— START DATASET EXTRACT —

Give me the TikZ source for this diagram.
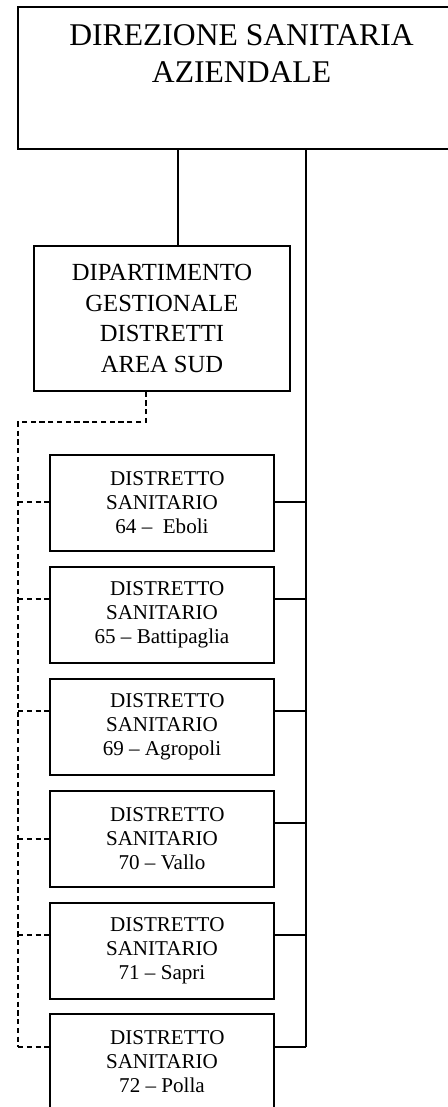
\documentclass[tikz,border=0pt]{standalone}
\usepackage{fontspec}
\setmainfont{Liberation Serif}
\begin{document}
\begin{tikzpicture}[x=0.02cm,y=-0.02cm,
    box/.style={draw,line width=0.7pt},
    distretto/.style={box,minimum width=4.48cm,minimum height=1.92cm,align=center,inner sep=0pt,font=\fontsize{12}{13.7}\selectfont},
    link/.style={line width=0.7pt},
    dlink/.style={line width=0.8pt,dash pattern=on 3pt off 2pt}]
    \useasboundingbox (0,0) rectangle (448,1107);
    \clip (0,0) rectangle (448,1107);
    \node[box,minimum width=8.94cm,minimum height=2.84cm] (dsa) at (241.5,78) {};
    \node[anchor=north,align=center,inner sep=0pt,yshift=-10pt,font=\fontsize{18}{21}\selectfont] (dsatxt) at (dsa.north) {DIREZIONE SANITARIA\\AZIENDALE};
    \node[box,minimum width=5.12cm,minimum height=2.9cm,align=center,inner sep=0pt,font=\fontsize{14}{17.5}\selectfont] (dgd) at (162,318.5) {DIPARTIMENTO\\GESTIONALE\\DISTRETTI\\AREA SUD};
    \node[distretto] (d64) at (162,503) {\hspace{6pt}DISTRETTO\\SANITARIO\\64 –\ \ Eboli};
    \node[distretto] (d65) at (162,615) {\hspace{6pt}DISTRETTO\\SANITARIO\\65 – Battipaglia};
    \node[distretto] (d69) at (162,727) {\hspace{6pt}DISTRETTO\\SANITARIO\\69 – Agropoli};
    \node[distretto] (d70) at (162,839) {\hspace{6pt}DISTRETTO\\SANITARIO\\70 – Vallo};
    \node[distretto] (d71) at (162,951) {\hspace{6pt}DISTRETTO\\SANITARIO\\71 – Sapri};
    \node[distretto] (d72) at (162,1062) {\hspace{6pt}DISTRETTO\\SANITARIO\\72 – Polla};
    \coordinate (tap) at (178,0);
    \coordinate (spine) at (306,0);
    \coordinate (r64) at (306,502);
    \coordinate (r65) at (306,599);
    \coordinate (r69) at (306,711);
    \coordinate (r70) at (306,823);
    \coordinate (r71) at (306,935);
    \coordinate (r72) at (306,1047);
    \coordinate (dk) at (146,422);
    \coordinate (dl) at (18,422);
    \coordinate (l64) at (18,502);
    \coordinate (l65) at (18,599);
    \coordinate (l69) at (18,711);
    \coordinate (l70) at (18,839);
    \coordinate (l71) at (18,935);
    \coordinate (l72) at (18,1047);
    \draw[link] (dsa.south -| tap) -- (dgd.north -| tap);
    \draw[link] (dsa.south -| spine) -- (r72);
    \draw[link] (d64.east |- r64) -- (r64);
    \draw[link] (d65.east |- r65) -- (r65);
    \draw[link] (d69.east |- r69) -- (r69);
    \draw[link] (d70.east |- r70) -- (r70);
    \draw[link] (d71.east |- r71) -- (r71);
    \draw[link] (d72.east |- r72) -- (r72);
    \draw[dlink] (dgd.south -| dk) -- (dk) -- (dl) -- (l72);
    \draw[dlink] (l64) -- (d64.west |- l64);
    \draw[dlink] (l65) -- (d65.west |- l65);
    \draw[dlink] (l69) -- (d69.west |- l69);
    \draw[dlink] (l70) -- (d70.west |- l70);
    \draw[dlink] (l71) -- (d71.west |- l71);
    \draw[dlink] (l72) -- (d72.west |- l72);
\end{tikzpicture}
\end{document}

— END DATASET EXTRACT —

**GIVEN INSTRUCTION**
The material above must be printed exactly, with its pictures left out.

**SOLUTION TO THIS EXERCISE**
Give me the TikZ source for this diagram.
\documentclass[tikz,border=0pt]{standalone}
\usepackage{fontspec}
\setmainfont{Liberation Serif}
\begin{document}
\begin{tikzpicture}[x=0.02cm,y=-0.02cm,
    box/.style={draw,line width=0.7pt},
    distretto/.style={box,minimum width=4.48cm,minimum height=1.92cm,align=center,inner sep=0pt,font=\fontsize{12}{13.7}\selectfont},
    link/.style={line width=0.7pt},
    dlink/.style={line width=0.8pt,dash pattern=on 3pt off 2pt}]
    \useasboundingbox (0,0) rectangle (448,1107);
    \clip (0,0) rectangle (448,1107);
    \node[box,minimum width=8.94cm,minimum height=2.84cm] (dsa) at (241.5,78) {};
    \node[anchor=north,align=center,inner sep=0pt,yshift=-10pt,font=\fontsize{18}{21}\selectfont] (dsatxt) at (dsa.north) {DIREZIONE SANITARIA\\AZIENDALE};
    \node[box,minimum width=5.12cm,minimum height=2.9cm,align=center,inner sep=0pt,font=\fontsize{14}{17.5}\selectfont] (dgd) at (162,318.5) {DIPARTIMENTO\\GESTIONALE\\DISTRETTI\\AREA SUD};
    \node[distretto] (d64) at (162,503) {\hspace{6pt}DISTRETTO\\SANITARIO\\64 –\ \ Eboli};
    \node[distretto] (d65) at (162,615) {\hspace{6pt}DISTRETTO\\SANITARIO\\65 – Battipaglia};
    \node[distretto] (d69) at (162,727) {\hspace{6pt}DISTRETTO\\SANITARIO\\69 – Agropoli};
    \node[distretto] (d70) at (162,839) {\hspace{6pt}DISTRETTO\\SANITARIO\\70 – Vallo};
    \node[distretto] (d71) at (162,951) {\hspace{6pt}DISTRETTO\\SANITARIO\\71 – Sapri};
    \node[distretto] (d72) at (162,1062) {\hspace{6pt}DISTRETTO\\SANITARIO\\72 – Polla};
    \coordinate (tap) at (178,0);
    \coordinate (spine) at (306,0);
    \coordinate (r64) at (306,502);
    \coordinate (r65) at (306,599);
    \coordinate (r69) at (306,711);
    \coordinate (r70) at (306,823);
    \coordinate (r71) at (306,935);
    \coordinate (r72) at (306,1047);
    \coordinate (dk) at (146,422);
    \coordinate (dl) at (18,422);
    \coordinate (l64) at (18,502);
    \coordinate (l65) at (18,599);
    \coordinate (l69) at (18,711);
    \coordinate (l70) at (18,839);
    \coordinate (l71) at (18,935);
    \coordinate (l72) at (18,1047);
    \draw[link] (dsa.south -| tap) -- (dgd.north -| tap);
    \draw[link] (dsa.south -| spine) -- (r72);
    \draw[link] (d64.east |- r64) -- (r64);
    \draw[link] (d65.east |- r65) -- (r65);
    \draw[link] (d69.east |- r69) -- (r69);
    \draw[link] (d70.east |- r70) -- (r70);
    \draw[link] (d71.east |- r71) -- (r71);
    \draw[link] (d72.east |- r72) -- (r72);
    \draw[dlink] (dgd.south -| dk) -- (dk) -- (dl) -- (l72);
    \draw[dlink] (l64) -- (d64.west |- l64);
    \draw[dlink] (l65) -- (d65.west |- l65);
    \draw[dlink] (l69) -- (d69.west |- l69);
    \draw[dlink] (l70) -- (d70.west |- l70);
    \draw[dlink] (l71) -- (d71.west |- l71);
    \draw[dlink] (l72) -- (d72.west |- l72);
\end{tikzpicture}
\end{document}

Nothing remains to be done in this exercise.